やって来た警察官が家の中に入り、テーブルの上に所狭しとカップ麺や空き缶が並び、床はゴミ袋などが散乱し、トイレの水は汚濁し、郵便物が大量にたまっていることを確認した。
カズヤくんに事情聴取したところ、「家に1人でいた。おばあちゃんにLINEして、食べ物を送ってもらっていた。洗濯はずっとしていない。先月から学校は行っていない。ママがどこへ行ったのか、知っているわけがない」などと話した。
カズヤくんは児童相談所に保護されることになった。加奈は自宅アパートから15キロほど離れた与田宅に入り浸り、夫婦同然の生活をしていた。
警察に居場所を突き止められ、保護責任者遺棄の疑いで取り調べを受けることになると、「子どもとどう向き合うべきか悩んでいた。息子が1人で抱え込んでいるのは分かっていた。最後の2週間については、置き去りにしたのは事実なので、息子には申し訳ないことをしたと思う」などと話した。

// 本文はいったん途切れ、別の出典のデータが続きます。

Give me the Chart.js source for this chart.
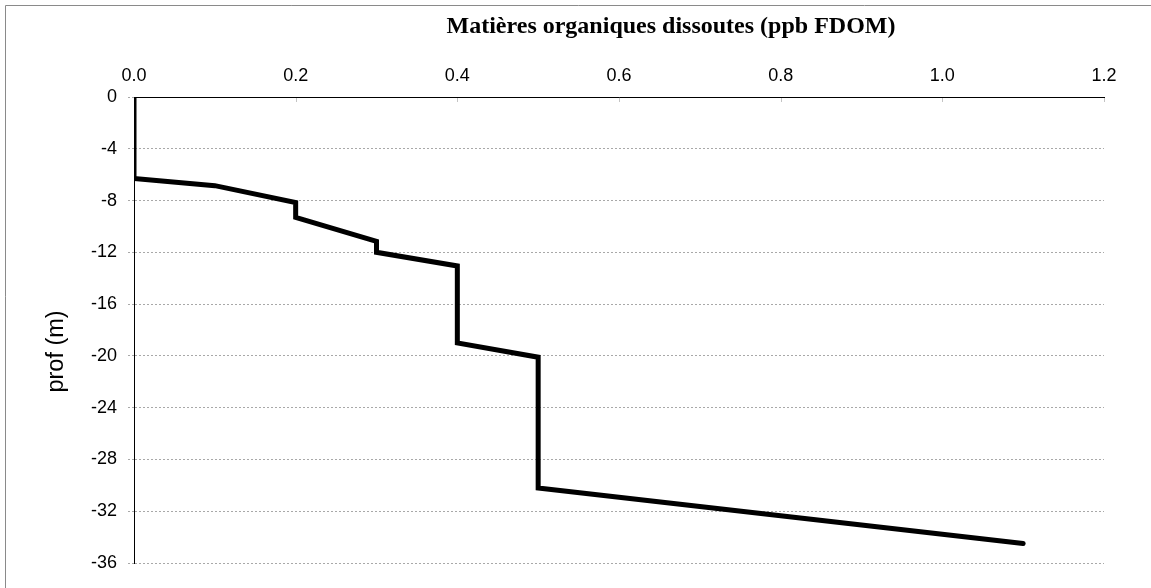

加奈は2カ月後、同容疑で逮捕された。交際相手と一緒にいたいがために、カズヤくんを危険な状況に置き、生存に必要な保護をしなかったというものだ。
カズヤくんは児童相談所でご飯とみそ汁を出され、「今まで食べたことがないから、食べ方が分からない」と言って驚かせ、風呂に入って「体がきれいになった。サッパリした」と喜んだ。
すっかり児童相談所やグループホームの生活になじんだ今では母親の近況を聞いてくることもなくなった。それだけ不適切な養育を受けていたということだろう。
母親は完全な虐待だが、交際相手の男も虐待予備軍ではないのか。2週間も自宅に帰らない母親を異常だと思わなかったのだろうか。

裁判所は「被告人が長男からLINEで体調不良を伝えられた上、自宅への電力供給が止まっていたことを知っていたのに帰宅しなかった」と指摘した上で、「交際相手と過ごしていたのは現実逃避にほかならず、親としての務めを放棄した」として、懲役2年執行猶予4年の有罪判決を言い渡した。